A really useful skill to develop when learning mathematics is graph sketching; although some of the GCSE and A Level textbooks do have a short chapter covering this somewhere amongst the pages, unfortunately the value of graph sketching is, for the most part, almost invariably overlooked. Students think that this is something that they only need to do when they are asked to do it and even then it’s clear in many cases that they don’t really understand what it is that they are doing.

An equation such as $y=x^2-5x+7$ gives a clear, unambiguous, relationship between $x$ and $y$. So what? Well this means that for each $x$ value that I put into the right hand side of the equation I will get a corresponding y value. So for example if I choose $x=3$ (there is nothing special about this choice of value for x; I could just as easily have chosen $x=5.87$ or $x=-29$), I simply replace any $x$’s on the right hand side with $3$ to get $y=3^2-5×3+7$ and so $y=9-15+7$ and therefore $y=1$.

For many GCSE and A Level students this is fairly straightforward – but they miss the important part. This $x$ value and its corresponding $y$ value form a pair of coordinates, in this case $(3,1)$ – remember that the $x$ coordinate is the first number, $3$, and the $y$ coordinate is the second number, $1$.

Again – SO WHAT?

Well if I do this for several x values then I get a few more corresponding y values and so more pairs of coordinates which I can start to plot on some $xy$-axes. The more $xy$ pairs that I find the more points I can plot; what emerges is the graph of this equation. In many cases you don’t even need to plot a great deal of points to figure out what the shape of the graph is going to look like; many equations can be grouped together into families of equations – equations that have certain similarities – and the graphs of these families of equations (quadratic, exponential, logarithmic) have characteristic shapes and behaviours.

This is important – the equation and the graph represent the same thing but in different ways; the equation determines what the graph will look like and the graph will (at least in theory) determine the equation. If I choose any point on the graph and study the coordinates of that point I will find that the relationship between the $x$ and $y$ coordinates, for all points, is the relationship described by the equation and, moreover, any $x$ and $y$ values that are related via the equation WILL, without exception, be the coordinates of a point on the graph of that equation. So now, rather than seeing an equation as a string of miscellaneous symbols on a page I can start to draw (in some cases of my own volition) the graph of an equation and from this I can see (in the literal sense) the behaviour of the equation at a glance. The equation suddenly becomes more than an equation – it has more character to it. Drawing the graph of an equation might seem like more work – why would you inflict that on yourself? But that isn’t the case. By knowing what the graph of an equation looks like you get a visualisation of the situation and this usually means that overall you have don’t have to work anywhere near as hard to get your solutions.

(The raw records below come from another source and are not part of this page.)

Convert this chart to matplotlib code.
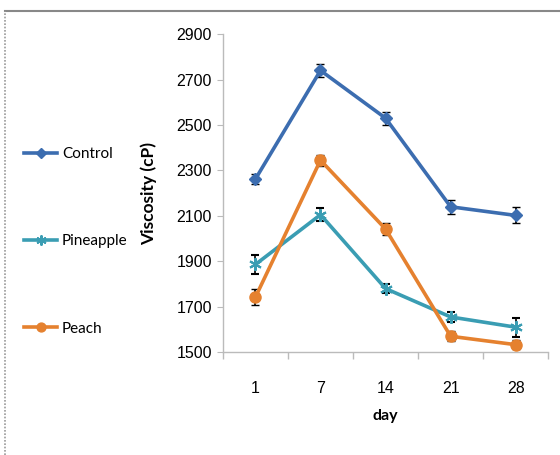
import matplotlib.pyplot as plt
from matplotlib.lines import Line2D

days = ["1", "7", "14", "21", "28"]
control = [2262, 2740, 2530, 2140, 2102]
control_err = [22, 30, 28, 30, 35]
pineapple = [1886, 2105, 1780, 1655, 1610]
pineapple_err = [40, 28, 20, 22, 42]
peach = [1742, 2345, 2042, 1570, 1533]
peach_err = [35, 25, 25, 22, 20]
yticks = [1500, 1700, 1900, 2100, 2300, 2500, 2700, 2900]

plt.rcParams['font.family'] = ['Liberation Sans', 'DejaVu Sans']
label_font = ["Lato", "DejaVu Sans"]

fig = plt.figure(figsize=(5.6, 4.55), dpi=100)
ax = fig.add_axes([0.398, 0.226, 0.581, 0.699])

x = list(range(len(days)))
series = [
    ("Control", control, control_err, "#3C6DB0", "D", 6, 1),
    ("Pineapple", pineapple, pineapple_err, "#3A9DB3", (6, 2, 0), 9, 1.5),
    ("Peach", peach, peach_err, "#E5812F", "o", 8, 1),
]
handles = []
for name, vals, err, col, mk, ms, mew in series:
    ax.errorbar(x, vals, yerr=err, color=col, lw=2.6, marker=mk, ms=ms,
                mec=col, mew=mew, ecolor="black", elinewidth=1.2, capsize=3,
                capthick=1.5, zorder=3)
    handles.append(Line2D([], [], color=col, lw=2.6, marker=mk, ms=ms * 0.8,
                          mec=col, mew=mew))

ax.set_xlim(-0.5, len(days) - 0.5)
ax.set_ylim(1500, 2900)
ax.set_yticks(yticks)
ax.set_xticks(x)
ax.set_xticklabels(days)
ax.set_xticks([i - 0.5 for i in range(len(days) + 1)], minor=True)
ax.tick_params(axis="x", which="major", length=0, pad=21, labelsize=11.5)
ax.tick_params(axis="x", which="minor", length=5, color="#BBBBBB", width=1)
ax.tick_params(axis="y", length=4, color="#BBBBBB", labelsize=11.5, pad=4)

for side in ["top", "right"]:
    ax.spines[side].set_visible(False)
for side in ["left", "bottom"]:
    ax.spines[side].set_color("#BBBBBB")
    ax.spines[side].set_linewidth(1)

ax.set_ylabel("Viscosity (cP)", fontweight="bold", fontsize=12.5, labelpad=14,
              family=label_font)
ax.set_xlabel("day", fontweight="bold", fontsize=11.5, labelpad=9,
              family=label_font)

leg = fig.legend(handles, ["Control", "Pineapple", "Peach"],
                 loc="upper left", bbox_to_anchor=(0.018, 0.707),
                 frameon=False, labelspacing=4.8,
                 handlelength=2.2, handletextpad=0.3,
                 prop={"family": label_font, "size": 11})

# outer frame lines
fig.add_artist(Line2D([0.009, 1.0], [0.976, 0.976], transform=fig.transFigure,
                      color="#888888", lw=1.5))
fig.add_artist(Line2D([0.009, 0.009], [0.0, 0.976], transform=fig.transFigure,
                      color="#999999", lw=1.2, ls=(0, (1, 1))))

fig.savefig("out.png", dpi=100)
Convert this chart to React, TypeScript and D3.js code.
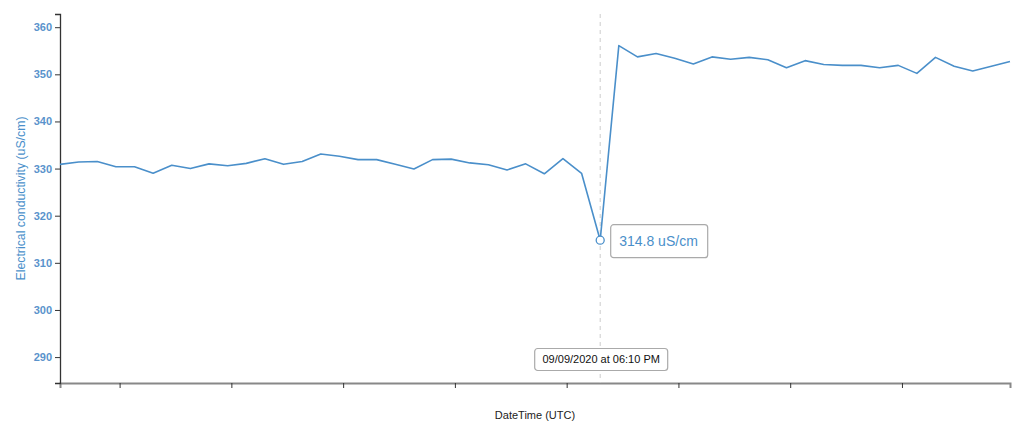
import React, { useEffect, useRef } from "react";
import * as d3 from "d3";

// ---- data ----
const startTime = new Date(2020, 8, 9, 13, 28);
const stepMinutes = 10;
const conductivity: number[] = [
  330.9, 331.4, 331.5, 330.4, 330.4, 329.0, 330.7, 330.0, 331.0, 330.6,
  331.1, 332.1, 330.9, 331.5, 333.1, 332.6, 331.9, 331.9, 330.9, 329.9,
  331.9, 332.0, 331.2, 330.8, 329.7, 331.0, 328.9, 332.1, 329.0, 314.8,
  356.1, 353.7, 354.4, 353.4, 352.2, 353.7, 353.2, 353.6, 353.1, 351.4,
  352.9, 352.1, 351.9, 351.9, 351.4, 351.9, 350.2, 353.6, 351.7, 350.7,
  351.7, 352.7,
];
const yTicks = [290, 300, 310, 320, 330, 340, 350, 360];
const yDomain: [number, number] = [284.5, 362.8];
const highlightIndex = 29;
const highlightValueLabel = "314.8 uS/cm";
const highlightDateLabel = "09/09/2020 at 06:10 PM";
const yLabel = "Electrical conductivity (uS/cm)";
const xLabel = "DateTime (UTC)";

const data = conductivity.map((v, i) => ({
  t: new Date(startTime.getTime() + i * stepMinutes * 60000),
  v,
}));

const W = 1024;
const H = 421;
const m = { left: 52, right: 14, top: 6, bottom: 38 };
const FONT = "'Liberation Sans', Arial, sans-serif";
const BLUE = "#4a8fca";
const LABEL_BLUE = "#5a93cc";

export default function App() {
  const ref = useRef<SVGSVGElement | null>(null);
  useEffect(() => {
    const svg = d3.select(ref.current);
    svg.selectAll("*").remove();
    const x = d3
      .scaleTime()
      .domain(d3.extent(data, (d) => d.t) as [Date, Date])
      .range([m.left, W - m.right - 8]);
    const y = d3.scaleLinear().domain(yDomain).range([H - m.bottom - 8, m.top]);

    // x axis
    const gx = svg
      .append("g")
      .attr("transform", `translate(0,${H - m.bottom - 8})`)
      .call(
        d3
          .axisBottom(x)
          .ticks(d3.timeHour.every(1))
          .tickFormat(() => "")
          .tickSize(5)
          .tickSizeOuter(5)
      );
    gx.select(".domain").attr("stroke", "#888").attr("stroke-width", 2);
    gx.selectAll(".tick line").attr("stroke", "#333");

    // y axis
    const gy = svg
      .append("g")
      .attr("transform", `translate(${m.left},0)`)
      .call(d3.axisLeft(y).tickValues(yTicks).tickSize(5).tickSizeOuter(5).tickPadding(3));
    gy.select(".domain").attr("stroke", "#333").attr("stroke-width", 1.3);
    gy.selectAll(".tick line").attr("stroke", "#333");
    gy.selectAll(".tick text")
      .attr("fill", LABEL_BLUE)
      .attr("font-family", FONT)
      .attr("font-size", 11)
      .attr("font-weight", "bold");

    // y label
    svg
      .append("text")
      .attr("transform", `translate(17,${(y.range()[0] + y.range()[1]) / 2}) rotate(-90)`)
      .attr("text-anchor", "middle")
      .attr("fill", BLUE)
      .attr("font-family", FONT)
      .attr("font-size", 12.3)
      .text(yLabel);

    // x label
    svg
      .append("text")
      .attr("x", 527)
      .attr("y", H - 8 - 2)
      .attr("text-anchor", "middle")
      .attr("fill", "#222")
      .attr("font-family", FONT)
      .attr("font-size", 11)
      .text(xLabel);

    const hd = data[highlightIndex];
    const hx = x(hd.t);
    const hy = y(hd.v);

    // vertical dashed line
    svg
      .append("line")
      .attr("x1", hx)
      .attr("x2", hx)
      .attr("y1", m.top)
      .attr("y2", y.range()[0])
      .attr("stroke", "#ccc")
      .attr("stroke-dasharray", "4,4");

    // line
    const line = d3
      .line<{ t: Date; v: number }>()
      .x((d) => x(d.t))
      .y((d) => y(d.v));
    svg
      .append("path")
      .datum(data)
      .attr("d", line)
      .attr("fill", "none")
      .attr("stroke", BLUE)
      .attr("stroke-width", 1.6)
      .attr("stroke-linejoin", "round");

    // highlight point
    svg
      .append("circle")
      .attr("cx", hx)
      .attr("cy", hy)
      .attr("r", 4)
      .attr("fill", "#fff")
      .attr("stroke", BLUE)
      .attr("stroke-width", 1.3);

    // value tooltip
    const vt = svg.append("g").attr("transform", `translate(${hx + 10},${hy - 16})`);
    vt.append("rect")
      .attr("x", 0.5)
      .attr("y", 0.5)
      .attr("width", 97)
      .attr("height", 33)
      .attr("rx", 3)
      .attr("fill", "#fff")
      .attr("stroke", "#aaa")
      .attr("stroke-width", 1.2);
    vt.append("text")
      .attr("x", 9)
      .attr("y", 22)
      .attr("fill", BLUE)
      .attr("font-family", FONT)
      .attr("font-size", 14)
      .text(highlightValueLabel);

    // date tooltip
    const dt = svg.append("g").attr("transform", `translate(${hx - 66},${y.range()[0] - 35})`);
    dt.append("rect")
      .attr("x", 0.5)
      .attr("y", 0.5)
      .attr("width", 133)
      .attr("height", 22)
      .attr("rx", 3)
      .attr("fill", "#fff")
      .attr("stroke", "#aaa")
      .attr("stroke-width", 1.2);
    dt.append("text")
      .attr("x", 67)
      .attr("y", 15)
      .attr("text-anchor", "middle")
      .attr("fill", "#111")
      .attr("font-family", FONT)
      .attr("font-size", 11)
      .text(highlightDateLabel);
  }, []);
  return <svg ref={ref} width={W} height={H} style={{ display: "block" }} />;
}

Sadly, many GCSE and A Level maths students never get to grips with this. Not because they CAN’T draw graphs but because it is never made clear to them that this relationship between equation and graph exists. They go on thinking that in order to draw the graph of an equation they have to have been told beforehand what the graph of that particular equation looks like. This is a disaster for them! I often ask my students to sketch the graph of an equation and to start with they may look at me blankly or say, “I’ve never been told what that looks like”. My response might usually be something like, “Well think about what the equation is telling you is going to happen for different values of $x$”. This might not hit home straight away but eventually it does in most cases and, finally, they understand that the graph (even of unfamiliar equations) can be figured out themselves by thinking about what the equation is doing at various (well chosen) values of $x$.

Once you get your head around this then you’ll find that maths becomes ten times easier.